Parece conveniente que estos días de difuntos y cementerios coincidan con un momento, uno más en realidad, en el que vivimos con rabia y tedio a la vez, es decir, con impotencia, los chaparrones de una corrupción que no amaina. «Aquí rouba todo o mundo», dice mi madre delante del telediario, y me mira suplicante, en busca de una explicación o un consuelo. No entiende y se abruma. Un día, ya lo conté en otra parte, reaccionó casi gritando: «Pero... ¡esta xente pensa que non vai morrer!». Bien visto, madre.
Se trata de eso, y lo explica bastante bien Javier Gomá en uno de sus ensayos. De eso y de algo más, por supuesto. Vivir como si no fuéramos a morir resulta más peligroso que una mala democracia, agonizante en el escaso medio mundo que cuenta con una. Y más peligroso también que una crisis económica internacional de cuyo fin nada cierto sabemos, porque ya nadie entiende ni controla el propio sistema que nos ha hecho ricos. Y más peligroso que la desigualdad creciente que provoca la falsa igualdad: claro que somos iguales, benditamente iguales, la muerte nos iguala en vida, si no nos escondemos de ella ni la escondemos, si aceptamos nuestra finitud sin renunciar, por eso, a la perfección personal y colectiva.

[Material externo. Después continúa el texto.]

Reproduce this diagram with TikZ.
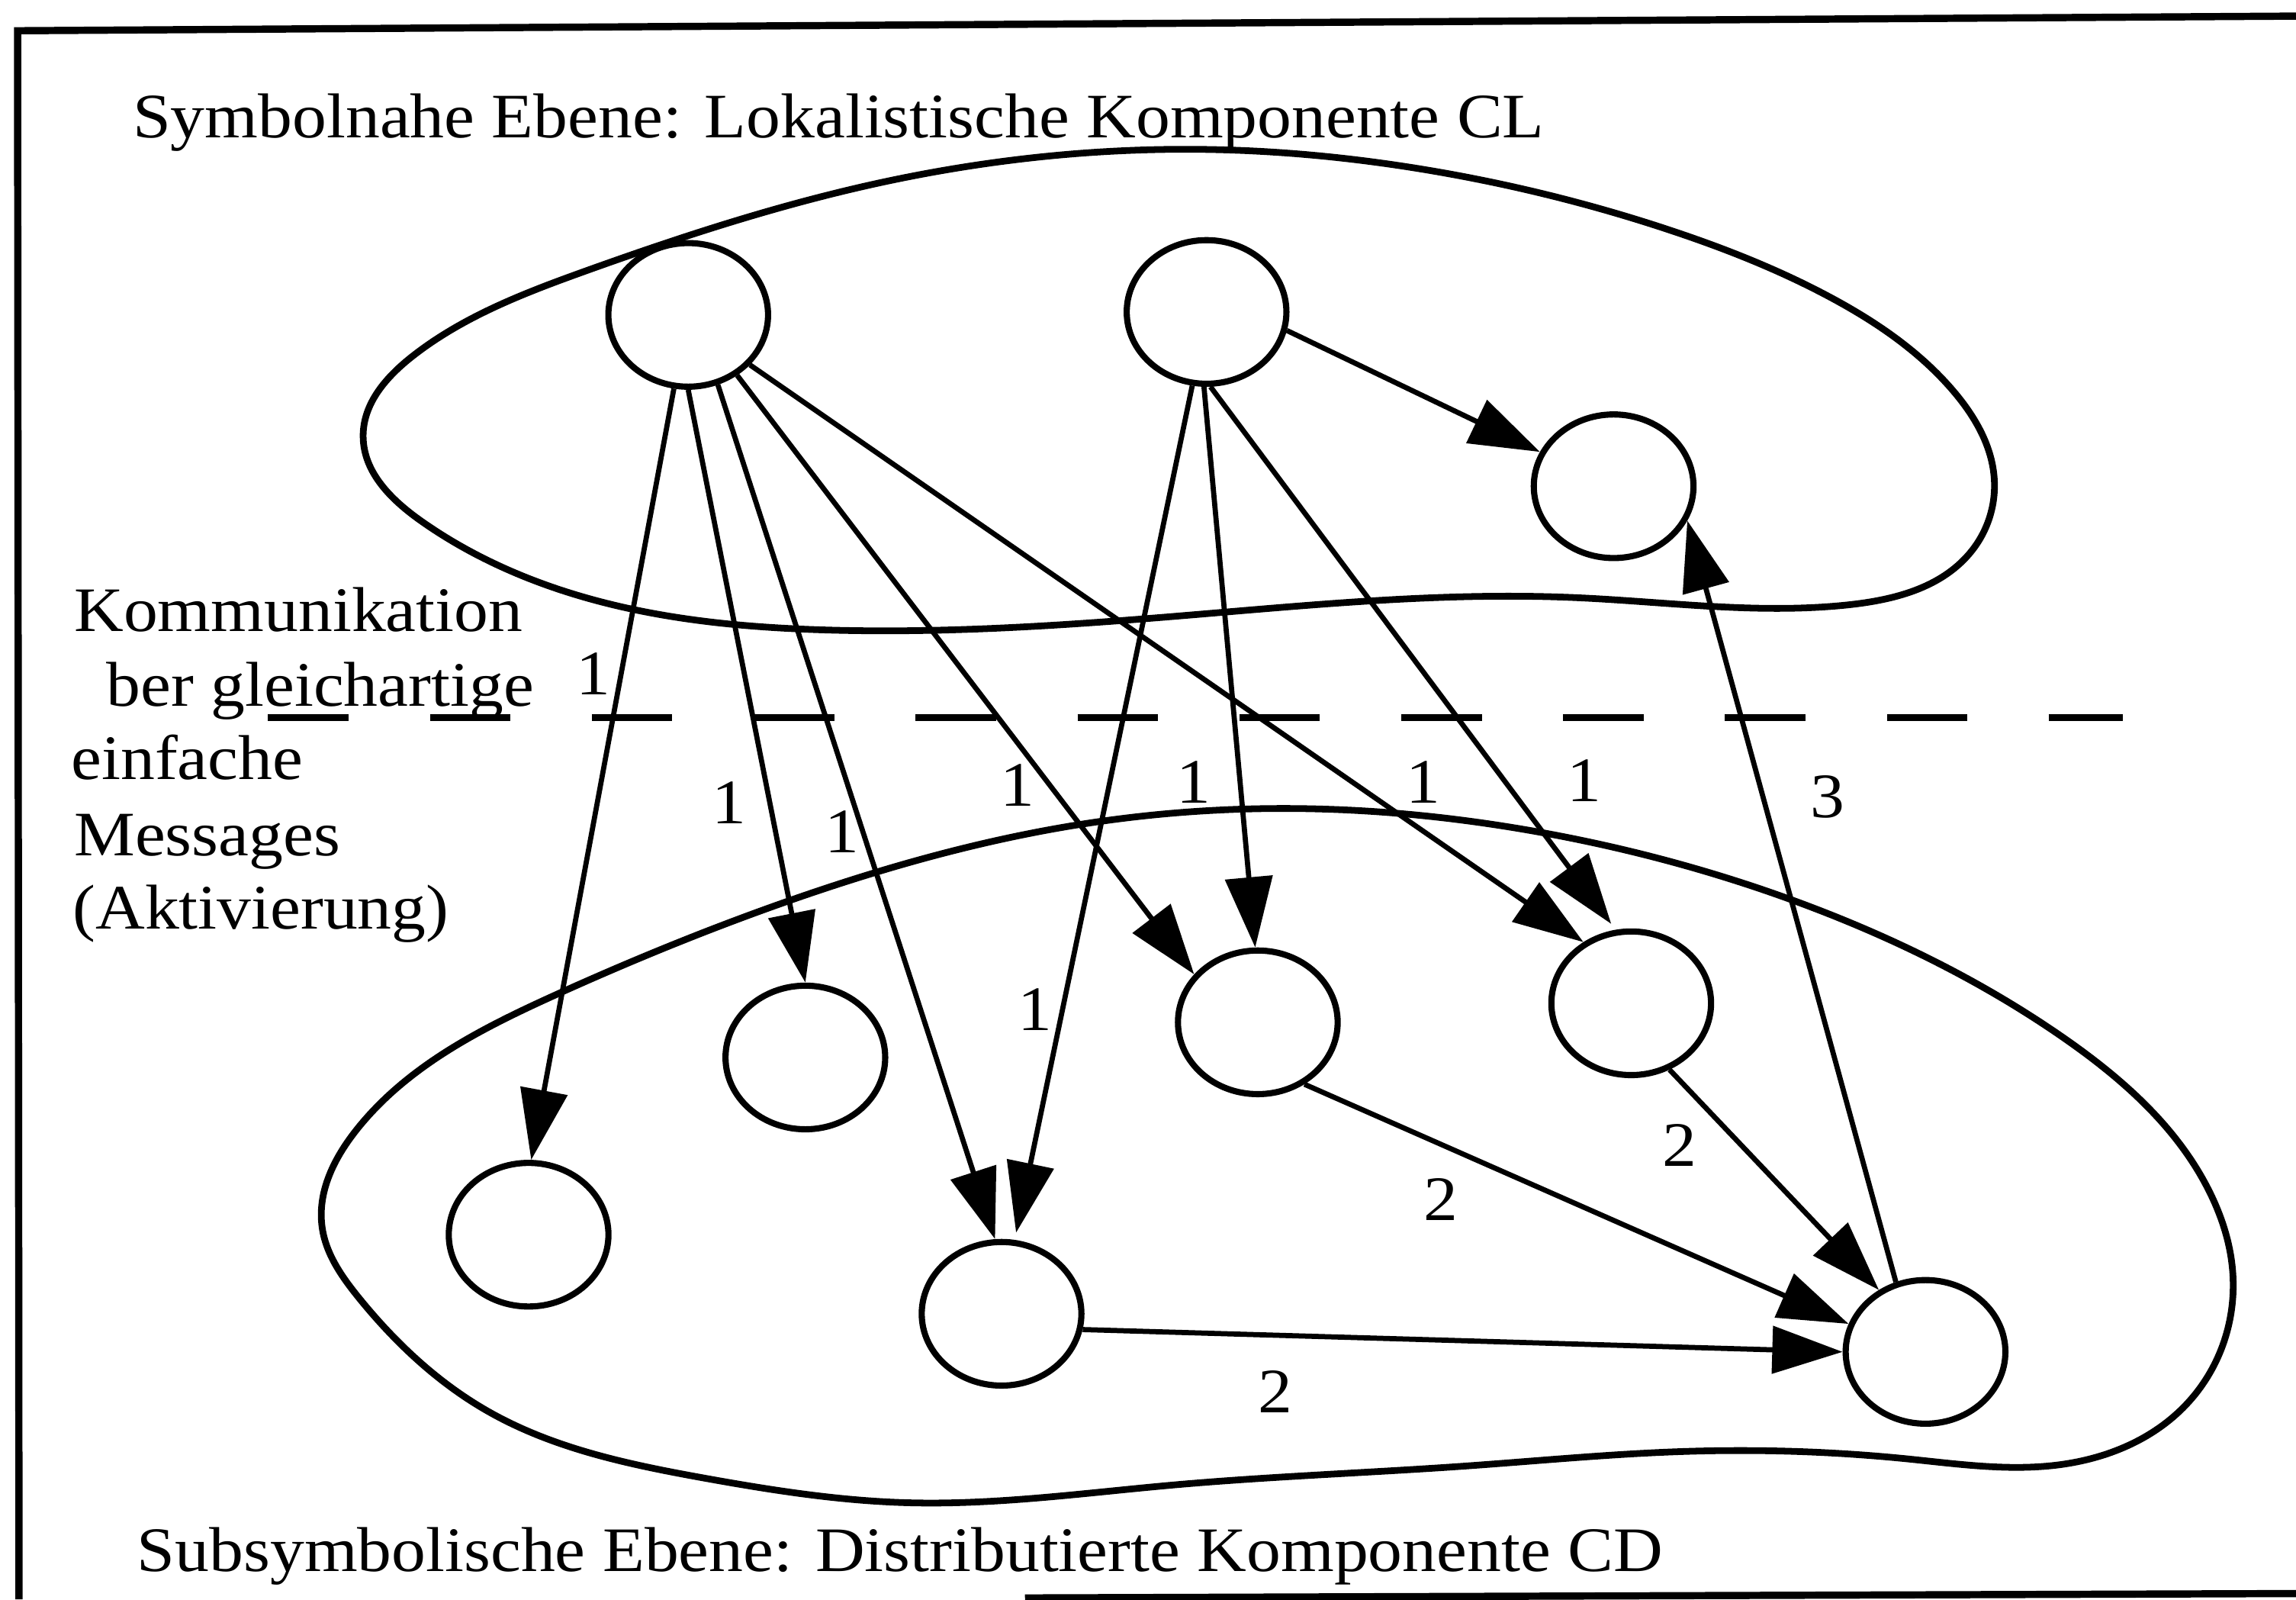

Nuestro principal déficit no es el democrático ni el económico, sino el ético, ya denunciado hace sesenta años por Guardini. González de Cardedal se preguntaba estos días qué fue de la ética civil. Sin proyecto moral, es imposible cualquier proyecto democrático, cualquier proyecto económico, cualquier proyecto de vida. Pero esto ya sucedió antes y el mundo consiguió reinventarse. Esperemos que esta vez sin pagar aquellos precios en guerras y en siglos.